In the dedicatory pages of his journal, Gérard Raymond is called pur by the priests, but this is one in a series of four Catholic adolescent qualities. In the journal’s forward, the virtue of purity is elaborated upon in the following words: “Pure, of an angelic purity, and entrusting the purity of his heart to the power of the Host, to the maternal protection of Mary, Queen of Apostles, and to the care of a director of conscience; (…)” Here, purity is understood as an ethereal, angelic quality, something watched over by Mary, the very symbol of a virginal life. The role of clerical authority in also safeguarding this virtue is emphasized in the person of the director of conscience. Rather unusually, Une âme d’élite does not dwell on Gérard’s purity, an omission which can perhaps be explained by the fact that some other desirable Christian virtues are highlighted, such as self-mortification, humility and charity. An indirect reference to it is found in a brief passage about Gérard’s plans for his summer vacation, which he always circumscribed by a variety of fairly intense spiritual practices: “And even his vacation days were subjected to a severe discipline.
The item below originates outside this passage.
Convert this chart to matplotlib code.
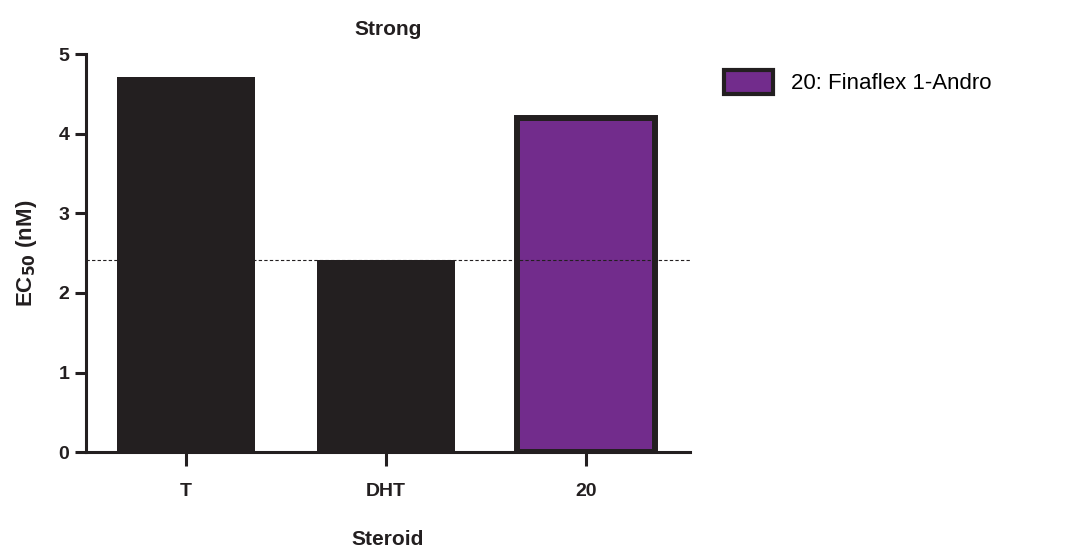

For him, piety does not take a break, far from it, during this most dangerous of times.” Summer vacation was often seen in Catholic schools as an especially risky time for the practice of Christian virtue, primarily because of the fact that children were often on their own, away from the daily supervision of nuns, teaching brothers or priests. To counteract this, many parishes would actually set up special in-house camps during the summer months.
It is, once again, the various testimonials received in response to the reading of biographical material about Gérard Raymond that are most interesting because of the ways in which they interpret or frame the virtues exhibited by the young seminarian. Using the traditional image of the lily as a symbol for purity, the authors—priests and nuns for the most part—write eloquently about the importance of this virtue in a young Christian soul. This is a sampling: from a priest of the Fathers of the Blessed Sacrament, writing from Chicago on 3 March1937: “I have read these colourful pages, where one of the beautiful souls of our century is revealed. A flower who is one of ours, a lily from your rich gardens, a lily on fire;” from Les Soeurs adoratrices du Précieux Sang, writing on 4 November 1937: “Beautiful lily whose white assemblage of petals enclosed the virtue of an angel, his odour was pleasing to the divine Gardener and soon enough He transported him to the heavenly gardens;” from a Franciscan priest, writing from Japan on 21 March 1937: “Virtue and youth, it has been said, are two of the most beautiful flowers of humanity. When virtue shines on the brow of a young man, it is the most enticing spectacle that the earth offers. (…) [he has] enough purity to keep chaste innocent souls and to help re-bloom faded lilies;” and finally, from Father Walsh of The Boy Savior Movement in New York City, writing on 30 May 1935: “It is examples like Gérard Raymond that we need today to give courage to our young people in the imitation of the purity and obedience of their model Jesus.”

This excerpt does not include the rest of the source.